In one of the world’s poorest countries, oil could transform the Malawian economy or give rise to institutionalized corruption and environmental destruction without benefiting the general population. West Africa has many resource rich nations. Ghana is a positive example of a country where there is active involvement of civil society in the exploitation of oil and gas. However, Nigeria, Equatorial Guinea and Angola are suffering from corruption, mismanagement, impunity and injustice, which impair sustainable social, economic and environmental development. Malawi has not yet announced how it is planning to manage its oil.
By Emma Vickers
A discovery would turn one of the world's poorest countries into a multi-billion dollar economy, but who would benefit?
Malawi holds great promise for one of the poorest countries in the world. With an economy dependent on agriculture and one of the world's lowest GDP per capita, oil wealth could revolutionise the fortunes of Malawi's economy.
At the same time, however, the experiences of some other oil rich nations on the continent point to a different possible ending, courtesy of the so-called 'resource curse' whereby instead of contributing to a stronger economy and prosperous society, the valuable asset facilitates the rise of fat cat oil barons, institutionalised corruption and environmental catastrophe while the general populace is left in the same, if not greater, poverty as before.
The lucky few
Ghana provides one relatively positive example Malawi could follow. In Ghana, awareness of oil management best practice alongside international scrutiny of the fledgling industry has afforded civil society a loud voice. A report released by Ghana Civil Society Platform on Oil and Gas, for example, addressed holes in Ghanaian oil law and was trumpeted as "a big milestone" for Ghanaian civil society by Moussa Ba, Oxfam America's West Africa regional coordinator for extractive industries.
Unfortunately, however, even tentative success stories like the Ghanaian case are few and far between. In West Africa, the roads travelled have been varied, but the ultimate destination for many countries has been the same: The enrichment of a few at the expense of development for the many.
In Nigeria, exports of around two million barrels per day has been accompanied by endemic and institutionalised corruption: oil governs politics, rewarding petroleum "playboys" while the average Nigerian can expect to earn $2,000 per year before dying at the age of 52. Not to mention the environmental catastrophe in the Niger Delta.

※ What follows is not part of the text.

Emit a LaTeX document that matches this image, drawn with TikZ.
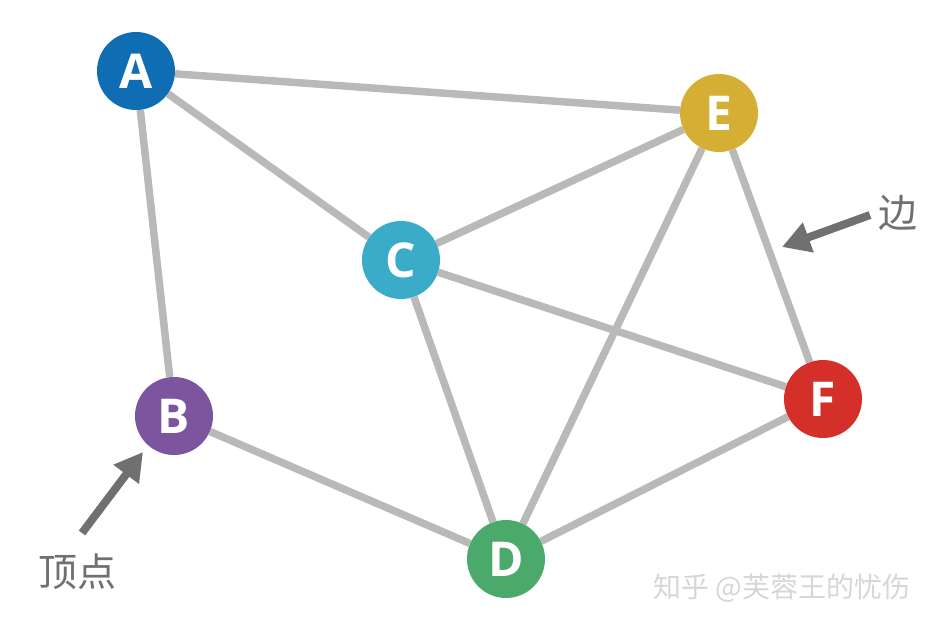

Just down the coast, the Obiang clan of Equatorial Guinea is filled with poster boys for mismanagement and impunity. Imposing journalistic blackout since the mid-2000s, President Teodoro Obiang has provided international guests with purpose built villas and Cadillacs off the back of enormous GDP growth whilst simultaneously providing his people with one of the worst human rights records in the world.
Further down the coast, Angola is an oil industry darling. Yet the exclave province of Cabinda showcases the worst of the injustice wrought by the oil industry. On the Malongo compound, oil workers have their pick of facilities: organic vegetables, tennis on manicured lawns and, just outside the gate, a plethora of young destitute Angolan women forced to straddle the fine line between take-away bride and prostitute. But Africa's tyrants are not the only ones to blame.
High up in glittering office buildings in Lagos, London and Houston sit oil executives exploiting legal loopholes and corporate social responsibility rhetoric to operate in high risk zones without damage to their reputations, and enormous benefits to their bank balances.
Rumours
The signs coming from Malawi so far are mixed. According to Ibibia Worik, an extractives expert at the Commonwealth Secretariat, "A discovery would transform the Malawian economy from its current struggles into a multi-billion dollar one in an instant".
The mechanisms by which such enrichment should, indeed must, take place are well known: transparency around the allocation of licenses and revenues; the establishment of an oil revenue management fund; and ongoing investment in other productive areas of the economy. Such measures would provide citizens with the means to hold their governments to account over oil governance, and an assurance of continued stability when wells run dry.
President Joyce Banda showed a deft hand and lack of patience regarding rumours of corruption around the allocation of an exploration license. Launching probe in August this year, she told the press, "We have heard that there were underhand dealings in this contract so we would like to find out the truth".
But aside from launching the probe, Banda has given little signal of how oil will be managed. The lack of discussion around how revenues will be distributed to ordinary Malawians is unnerving, as is the silence on how she intends to safeguard fishing communities dependent on the lake from the inevitable impacts of large-scale oil exploration. Banda will need to show a firm hand here too if the murky waters surrounding contract allocation are anything to go by.
If Banda and her cabinet get it right, Malawi could act as a leading light for those others in the region that are being swept along in the gold rush. If they get it wrong, the consequences will be dire not just for the country, but the region as a whole. The oil under Malawian territory does not belong to politicians, oil executives or militia men, but to the people of Malawi.
Banda and her government have a duty to ensure ordinary Malawians see the benefits of this wealth, but the buck does not stop there. The international community must also shine a spotlight on Malawi, show no tolerance for opacity around its oil dealings, and support its leaders to allow oil wealth to be a blessing and not a curse.